O objetivo de todo esse processo seria tentar trazer á luz da consciência a "característica principal" do indivíduo, ou seja o padrão mais freqüente de expressão da personalidade do indivíduo que, por ser muito ativo, costuma ser desconsiderado na maioria das vezes simplesmente por ser extremamente óbvio. Gurdjieff costumava expor tais "características principais" ao atribuir aos seus discípulos, apelidos freqüentemente constrangedores, diretamente vinculados às suas características principais de tal maneira que o uso repetido do apelido sempre funcionava como uma espécie de "recordação de si próprio".


Igualmente, a capacidade de observar e corrigir padrões errados de comportamento permitiria atuar finalmente sobre a segunda deficiência básica do ser humano que, segundo Gurdjieff, é a facilidade com que este se condiciona.

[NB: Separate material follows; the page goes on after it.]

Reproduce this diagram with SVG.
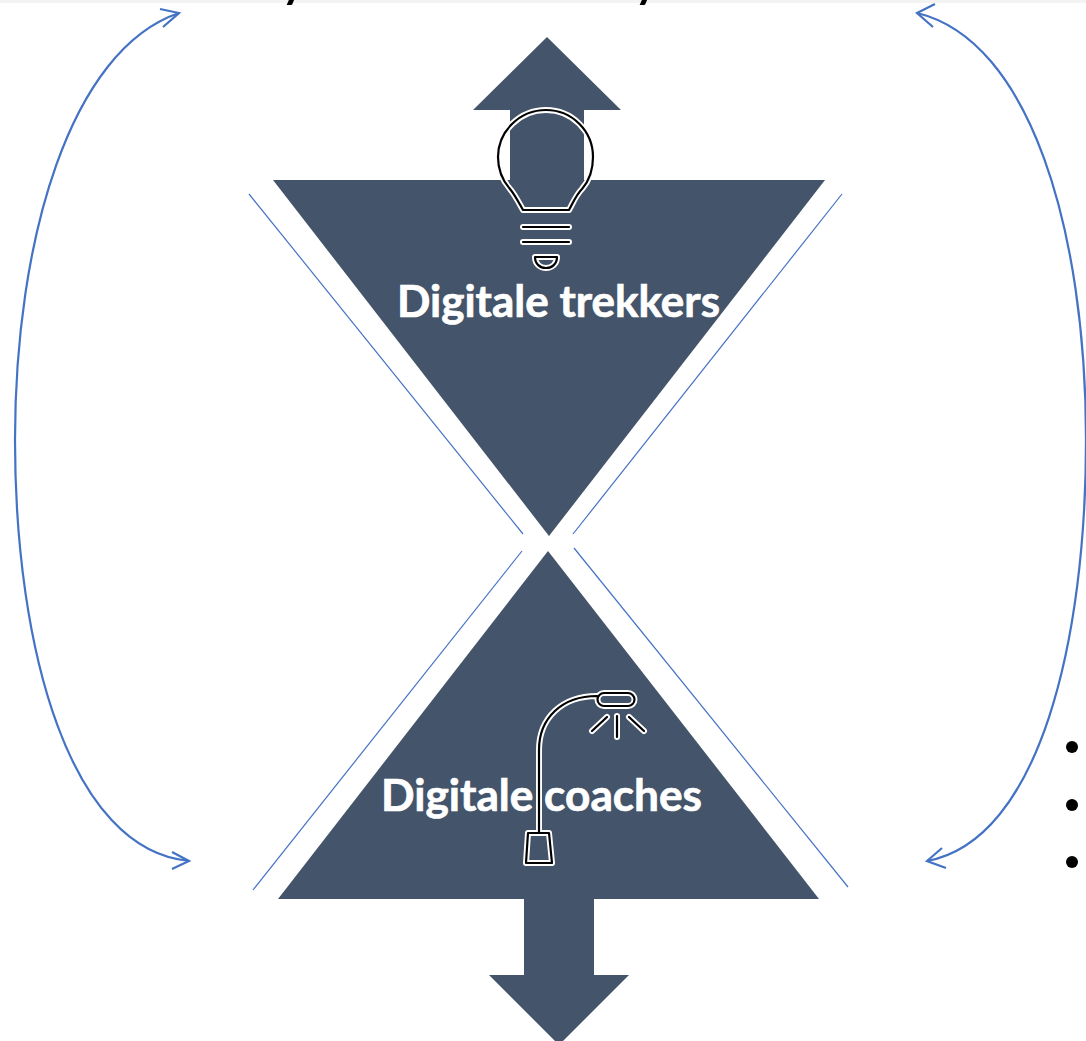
<svg xmlns="http://www.w3.org/2000/svg" width="1086" height="1041" viewBox="0 0 1086 1041">
<defs>
<style>
.shape{fill:#44546a;stroke:none}
.thin{fill:none;stroke:#4472c4;stroke-width:1.2}
.curve{fill:none;stroke:#4472c4;stroke-width:2.2}
.label{font-family:"Lato","Noto Sans",sans-serif;font-weight:700;font-size:44px;fill:#fff;stroke:#fff;stroke-width:.7}
.halo{fill:none;stroke:#fff;stroke-width:6;stroke-linecap:round;stroke-linejoin:round}
.ink{fill:none;stroke:#000;stroke-width:2.2;stroke-linecap:round;stroke-linejoin:round}
.desc{font-family:"Lato",sans-serif;font-size:60px;fill:#000}
</style>
<path id="bulb" d="M523 210 L569 210 C573 203 576 195 582 189 C589 181 593 170 593 157 C593 131 572 110 546 110 C520 110 498 131 498 157 C498 170 503 181 510 189 C515 195 519 203 523 210 Z M523 227 H569 M523 242 H569 M535 257 H557 C557 264 552 268 546 268 C540 268 535 264 535 257 Z"/>
<path id="lamp" d="M539 833 V750 C539 718 562 696 597 696 M604 693 H628 A6.5 6.5 0 0 1 628 706 H604 A6.5 6.5 0 0 1 604 693 Z M607 717 L592 731 M617 716 V737 M629 717 L644 731 M528 833 H549 L552 863 H526 Z"/>
</defs>
<rect width="1086" height="1041" fill="#fff"/>
<rect width="1086" height="3" fill="#f3f3f3"/>
<text class="desc" x="279" y="-5">y</text>
<text class="desc" x="632" y="-5">y</text>
<g id="connectors">
<path class="thin" d="M249 194 L523 534"/>
<path class="thin" d="M842 194 L573 534"/>
<path class="thin" d="M522 551 L253 890"/>
<path class="thin" d="M574 548 L848 887"/>
<path class="curve" d="M179 13 C70 50 15 240 15 440 C15 650 70 850 189 861"/>
<path class="curve" d="M160 9 L179 13 L163 27"/>
<path class="curve" d="M172 852 L189 861 L172 869"/>
<path class="curve" d="M917 13 C1030 40 1086 230 1086 440 C1086 640 1040 840 927 861"/>
<path class="curve" d="M935 4 L917 13 L933 27"/>
<path class="curve" d="M942 848 L927 861 L946 868"/>
</g>
<g id="arrow-up"><path class="shape" d="M547 37 L621 110 H584 V180 H510 V110 H473 Z"/></g>
<g id="digitale-trekkers">
<path class="shape" d="M273 180 H825 L549 536 Z"/>
<use href="#bulb" class="halo"/>
<use href="#bulb" class="ink"/>
<text class="label" x="397" y="317" textLength="323" lengthAdjust="spacingAndGlyphs">Digitale trekkers</text>
</g>
<g id="arrow-down"><path class="shape" d="M524 899 H594 V975 H629 L559 1045 L489 975 H524 Z"/></g>
<g id="digitale-coaches">
<path class="shape" d="M548 551 L819 899 H278 Z"/>
<text class="label" x="381" y="811" textLength="321" lengthAdjust="spacingAndGlyphs">Digitale coaches</text>
<use href="#lamp" class="halo"/>
<use href="#lamp" class="ink"/>
</g>
<g id="bullets">
<circle cx="1072" cy="747" r="6"/>
<circle cx="1072" cy="805" r="6"/>
<circle cx="1072" cy="862" r="6"/>
</g>
</svg>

Portanto, no sistema gurdjeffiano, o ser humano poderia ser considerado como um robô adormecido, realizando tarefas mecânicas e preso a rotinas e processos repetitivos. Tal processo seria reforçado e estimulado pelos mecanismos sociais vigentes, na medida em que propiciam uma ferramenta de controle social eficiente e aceita. Assim o indivíduo é colocado de forma imparcial e muitas vezes, chocante, frente a si mesmo; tem de se observar e aceitar como um mecanismo automatizado mal trabalhado, educado e mal aproveitado. Espera-se que depois de ter "trabalhado em si próprio" durante algum tempo, ele não mais venha a retornar ao estado de "esquecimento" ou de "sono" onde pode continuar alheio das suas deficiências. Algo se modificou dentro dele de forma indelével. Ele agora percebe uma nova realidade dentro e fora de si e sente a necessidade de atuar dentro dessa nova perspectiva.